4 minute read
• TABLE OF CONTENTS •
What does the future of financial services look like?
Millennials Seriously Question what Large Institutions Say
Millennials Expect Digital Services – Prefer Mobile
How to Make Millenials Love Your Bank
Millennial customers. If you manage a bank, credit union or other financial service company, you’d better be thinking about how your business can capture and serve this increasingly important segment of the economy. Not only are millennials the fastest growing customer segment in financial services, they’re also extremely well connected and some of the most educated customers that businesses have ever dealt with.
Connected means that they listen to their peers on social media sites where a casual comment about a bad experience at a bank can translate into a discussion with dozens or even hundreds of people following and commenting. In the information age, news stories or scandals can sour a bank’s image in ways never seen before. A millennial looking for a new bank will invariably end-up searching Google (or Facebook, or Reddit). When this happens, the search results may actually produce incredibly harmful information shared or referred by other millennials instead of bank websites and marketing materials.
“As consumers, millennials have been slow to accumulate wealth. They have huge debt. They're facing unprecedented underemployment. They've been relatively unaddressed as a generation by banks. All of a sudden, you see purchasing power by millennials growing to over $1.3 trillion.”
– Ross Martin, Scratch executive vice president
As a result, millenials are disrupting industries at an unprecedented rate. According to the Millenial Disruption Index, a three-year-long study by Scratch, a division of Viacom Media, banking is more prone to experiencing disruption, as an industry, than any other. Why? Because nearly 33% of Millennials say they are open to switching banks within the next 90 days.
Frankly there just isn’t any perception among this group that one bank is any different than another. If your bank is a traditional physical-branch operation, that doesn’t bode well for the future.
Traditional banks are faced with extinction if they refuse to change.
Given the option, a majority of Millennials say they would choose to visit the dentist rather than listen to the product and service offerings from a bank. It’s not surprising, then, to learn that the four leading US banks are among the most hated brands in America.
Why is this generation so disillusioned with traditional banking institutions? Much of it likely stems from the fallout after the financial crisis in 2007. The crisis had long term, lasting effects on the millenial generation by making it harder to find jobs and pay down student loan debt. Because millenials are a highly educated group, they are largely aware that much of the pain they suffered during the financial crisis resulted from greed and fraud in the banking industry.
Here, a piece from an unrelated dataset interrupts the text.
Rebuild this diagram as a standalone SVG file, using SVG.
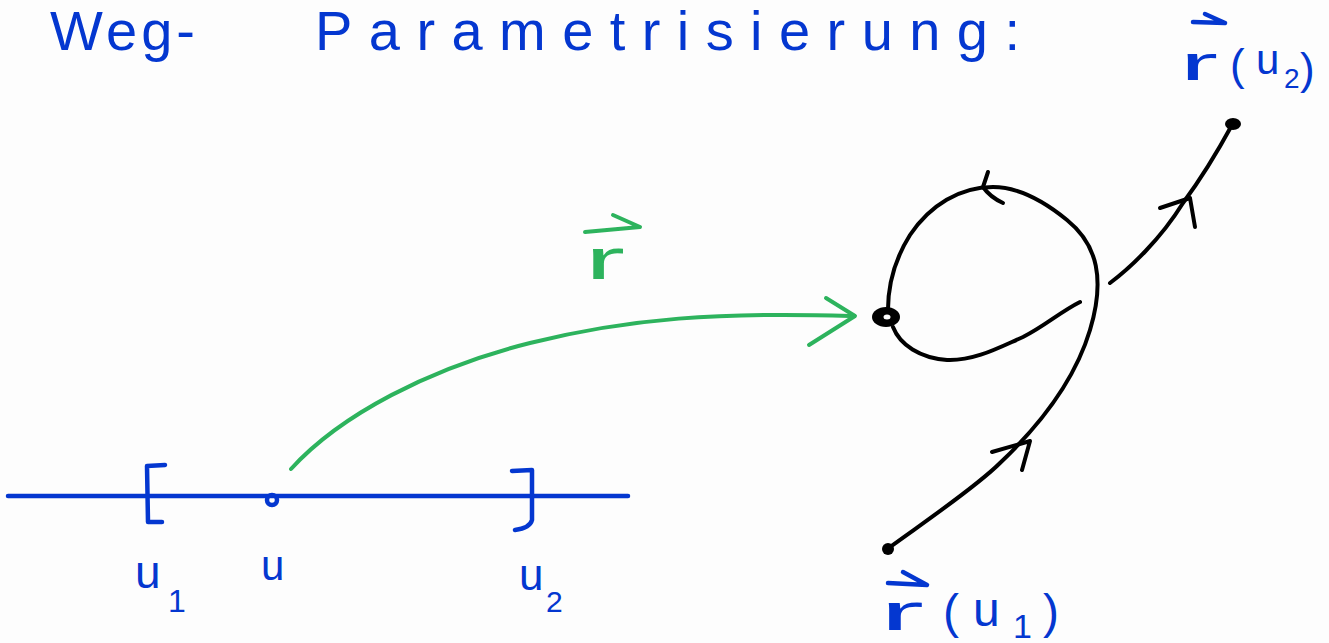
<svg xmlns="http://www.w3.org/2000/svg" width="1329" height="643" viewBox="0 0 1329 643">
<style>
.blue{fill:#0437d0;font-family:"Liberation Sans",Arial,sans-serif}
.green{fill:#2db35d;font-family:"Liberation Sans",Arial,sans-serif}
.bs{fill:none;stroke:#0437d0;stroke-width:4.5;stroke-linecap:round;stroke-linejoin:round}
.gs{fill:none;stroke:#2db35d;stroke-width:4;stroke-linecap:round;stroke-linejoin:round}
.ks{fill:none;stroke:#000;stroke-width:4;stroke-linecap:round;stroke-linejoin:round}
</style>
<rect width="1329" height="643" fill="#fdfdfd"/>
<g id="title">
<text class="blue" x="50" y="50" font-size="56" textLength="145" lengthAdjust="spacing">Weg-</text>
<text class="blue" x="315" y="50" font-size="56" textLength="705" lengthAdjust="spacing">Parametrisierung:</text>
</g>
<g id="interval">
<path class="bs" d="M8,496 L628,496"/>
<path class="bs" d="M165,465 L147,466 L148,522 L162,522"/>
<path class="bs" d="M512,471 L532,470 L532,520 Q530,528 515,530"/>
<text class="blue" x="135" y="588" font-size="46">u</text>
<text class="blue" x="168" y="612" font-size="32">1</text>
<text class="blue" x="519" y="590" font-size="44">u</text>
<text class="blue" x="546" y="612" font-size="30">2</text>
</g>
<g id="point-u">
<circle cx="272" cy="500" r="5" fill="none" stroke="#0437d0" stroke-width="4.5"/>
<text class="blue" x="261" y="580" font-size="42">u</text>
</g>
<g id="connectors">
<path class="gs" d="M291,469 C340,415 430,368 530,343 C630,318 720,312 850,316"/>
<path class="gs" d="M826,298 L855,316 L809,345"/>
</g>
<g id="map-label">
<path class="gs" d="M585,232 L640,227 M613,215 L640,227"/>
<text class="green" x="585" y="279" font-size="58" textLength="40" lengthAdjust="spacingAndGlyphs">r</text>
</g>
<g id="curve">
<path class="ks" d="M890,547 C920,525 975,488 1000,463 C1040,425 1075,380 1090,330 C1105,280 1098,245 1067,220 C1040,198 1015,187 993,187 C960,187 930,205 910,235 C893,262 887,290 888,317"/>
<path class="ks" d="M893,327 C900,345 920,358 947,360 C975,361 1000,347 1023,337 C1045,326 1060,312 1080,302"/>
<path class="ks" d="M1110,283 C1130,268 1160,240 1183,203 C1200,180 1213,160 1232,125"/>
<path class="ks" d="M992,452 L1030,441 L1022,470"/>
<path class="ks" d="M988,172 L983,187 Q990,197 1003,203"/>
<path class="ks" d="M1160,208 L1190,198 L1195,227"/>
<ellipse cx="886" cy="317" rx="14" ry="10" fill="#000"/>
<ellipse cx="887" cy="317" rx="3.5" ry="2.5" fill="#fdfdfd"/>
<circle cx="888" cy="549" r="6" fill="#000"/>
<ellipse cx="1233" cy="124" rx="8" ry="6" fill="#000"/>
</g>
<g id="label-r-u1">
<path class="bs" d="M888,583 L927,585 M903,572 L927,585"/>
<text class="blue" x="880" y="630" font-size="52" textLength="44" lengthAdjust="spacingAndGlyphs">r</text>
<text class="blue" x="943" y="628" font-size="48">(</text>
<text class="blue" x="973" y="626" font-size="48">u</text>
<text class="blue" x="1013" y="638" font-size="34">1</text>
<text class="blue" x="1043" y="628" font-size="48">)</text>
</g>
<g id="label-r-u2">
<path class="bs" d="M1193,22 L1225,23 M1205,14 L1225,23"/>
<text class="blue" x="1180" y="80" font-size="48" textLength="38" lengthAdjust="spacingAndGlyphs">r</text>
<text class="blue" x="1230" y="80" font-size="44">(</text>
<text class="blue" x="1256" y="74" font-size="42">u</text>
<text class="blue" x="1284" y="88" font-size="28">2</text>
<text class="blue" x="1300" y="84" font-size="44">)</text>
</g>
</svg>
Millennials are so detached from the traditional financial services industry that most of them expect innovation to come from outside of the industry. Nearly three-quarters of respondents in the Viacom Millenial Disruption Study answered that they would be more interested in new financial services from Google, Apple, Amazon, PayPal, or Square than from one of the top 20 US Banks.
It is not surprising to learn that most Millennials prefer to bank remotely by using either online (browser-based) banking or mobile banking apps. It is somewhat surprising, however, to hear that Millennials are three-times more likely to open a new account with their phone than in-person. Thus, if your bank is not currently offering mobile account enrollment, then you have already put yourself at a massive competitive disadvantage. Another 61% of millenials say that mobile banking apps make it easier for them to track their spending, which means that they are making wiser purchasing decisions.
Millenials expect banks to offer more than just online enrollment and the ability to check account balances. Two-thirds of millennials want digital budgeting from their banks. But if banks want to really transition to the “new banking” model and capture the millenial customer segment, then they need to offer additional digital services, such as mobile payments, mobile banking, and wealth management.
If old, traditional banks truly want to be able to compete with upstart digital banking start-ups, then they need to completely rethink the way customers are engaged. Some examples of the type of new communication and customer service paradigms that they should be looking at include:
The millennial generation, defined as those born between 1981 and 2000, overwhelmingly believe that the way they access money and pay for things will be completely different in five years. This segment of the population can actually be considered the “intentionally unbanked generation.” They choose to not have to physically walk into a branch. Many have never written a check. They are frequently terrified of – and don’t want to own - credit cards.
As a group, this demographic want easy-access and the ability to control their finances from anywhere, on whatever device they have with them. They want to be able to transfer money to friends and pay bills in just one-click. They want to be able to view their spending habits, be offered guidance, and have real-time access to their finances.
That may sound like a tall order. But catering to millennials by offering these digital services, personalization, and availability to real-time data is the key to survival.
Traditional banking organizations and others in the financial services industry such as brokerages, mortgage companies, consumer credit issuers and credit unions need to look at new upstart companies such as Venmo, Due, Tilt and Circle, and consider creating their own “internal” start-ups to take-on the newcomers and push the envelope even further.
It is not a foregone conclusion that the old guard of the financial services industry is destined to fade away. There is a message being declared so loudly and clearly that the whole industry is not meeting the needs of millenials.
It is such a big opportunity for banks.